- DATA EXCERPTS -
▼

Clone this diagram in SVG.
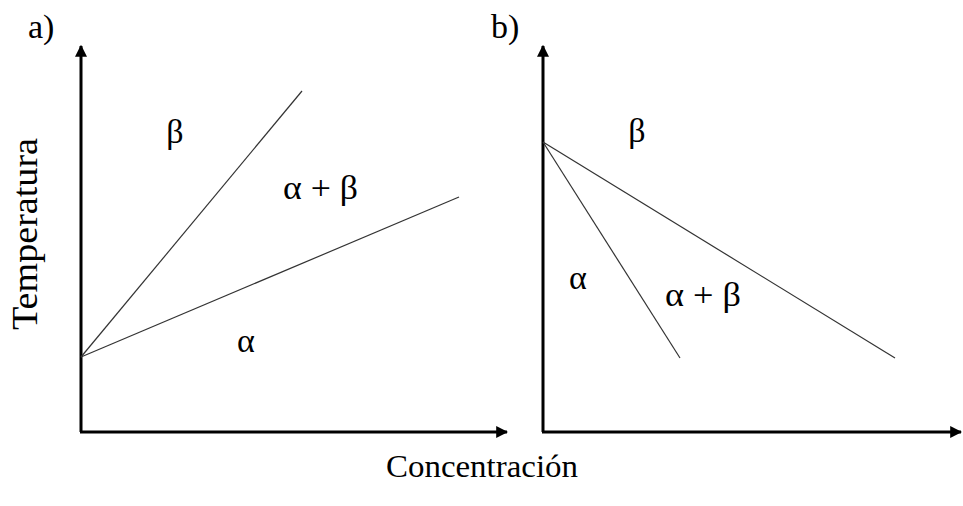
<svg xmlns="http://www.w3.org/2000/svg" width="963" height="506" viewBox="0 0 963 506">
<style>
.t{font-family:"Liberation Serif","Times New Roman",serif;fill:#000}
.g{font-family:"Liberation Serif","Times New Roman",serif;fill:#000;font-size:34px}
.ax{stroke:#000;stroke-width:3;fill:none}
.ln{stroke:#333;stroke-width:1.2;fill:none}
</style>
<defs>
<marker id="ah" viewBox="0 0 10 10" refX="9" refY="5" markerWidth="4" markerHeight="4" orient="auto" markerUnits="strokeWidth">
<path d="M0,0 L10,5 L0,10 z" fill="#000"/>
</marker>
</defs>
<rect width="963" height="506" fill="#fff"/>
<g id="panel-a">
<text class="t" x="28" y="38" font-size="34">a)</text>
<path class="ax" d="M81,432 L81,46" marker-end="url(#ah)"/>
<path class="ax" d="M80,432 L507,432" marker-end="url(#ah)"/>
<text class="g" x="175" y="143" text-anchor="middle">β</text>
<text class="g" x="283" y="199" textLength="75" lengthAdjust="spacingAndGlyphs">α + β</text>
<text class="g" x="246" y="352" text-anchor="middle">α</text>
</g>
<g id="panel-b">
<text class="t" x="491" y="38" font-size="34">b)</text>
<path class="ax" d="M543,432 L543,46" marker-end="url(#ah)"/>
<path class="ax" d="M542,432 L961,432" marker-end="url(#ah)"/>
<text class="g" x="637" y="142" text-anchor="middle">β</text>
<text class="g" x="578" y="289" text-anchor="middle">α</text>
<text class="g" x="665" y="306" textLength="76" lengthAdjust="spacingAndGlyphs">α + β</text>
</g>
<g id="connectors">
<line class="ln" x1="81" y1="357" x2="302" y2="91"/>
<line class="ln" x1="81" y1="357" x2="459" y2="197"/>
<line class="ln" x1="543" y1="142" x2="680" y2="358"/>
<line class="ln" x1="543" y1="142" x2="895" y2="358"/>
</g>
<g id="labels">
<text class="t" transform="translate(37,234) rotate(-90)" font-size="36" text-anchor="middle" textLength="192" lengthAdjust="spacingAndGlyphs">Temperatura</text>
<text class="t" x="482" y="477" font-size="32" text-anchor="middle" textLength="192" lengthAdjust="spacingAndGlyphs">Concentración</text>
</g>
</svg>
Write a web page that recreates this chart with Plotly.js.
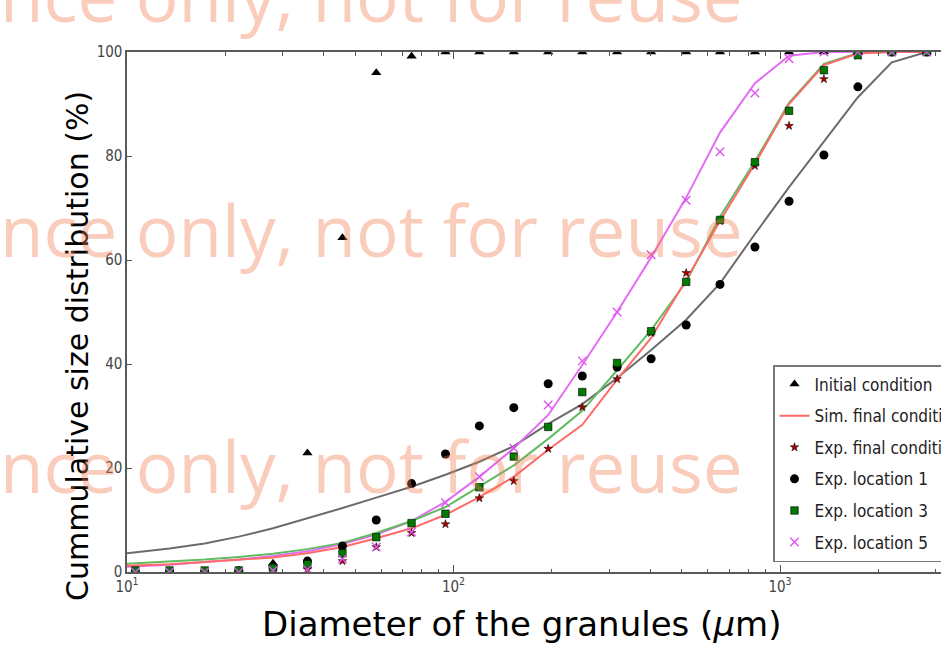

▲

- EXERCISE PROMPT -
Copy out each line of the records that holds the string "this".

- ANSWER TO THE EXERCISE -
Clone this diagram in SVG.
Write a web page that recreates this chart with Plotly.js.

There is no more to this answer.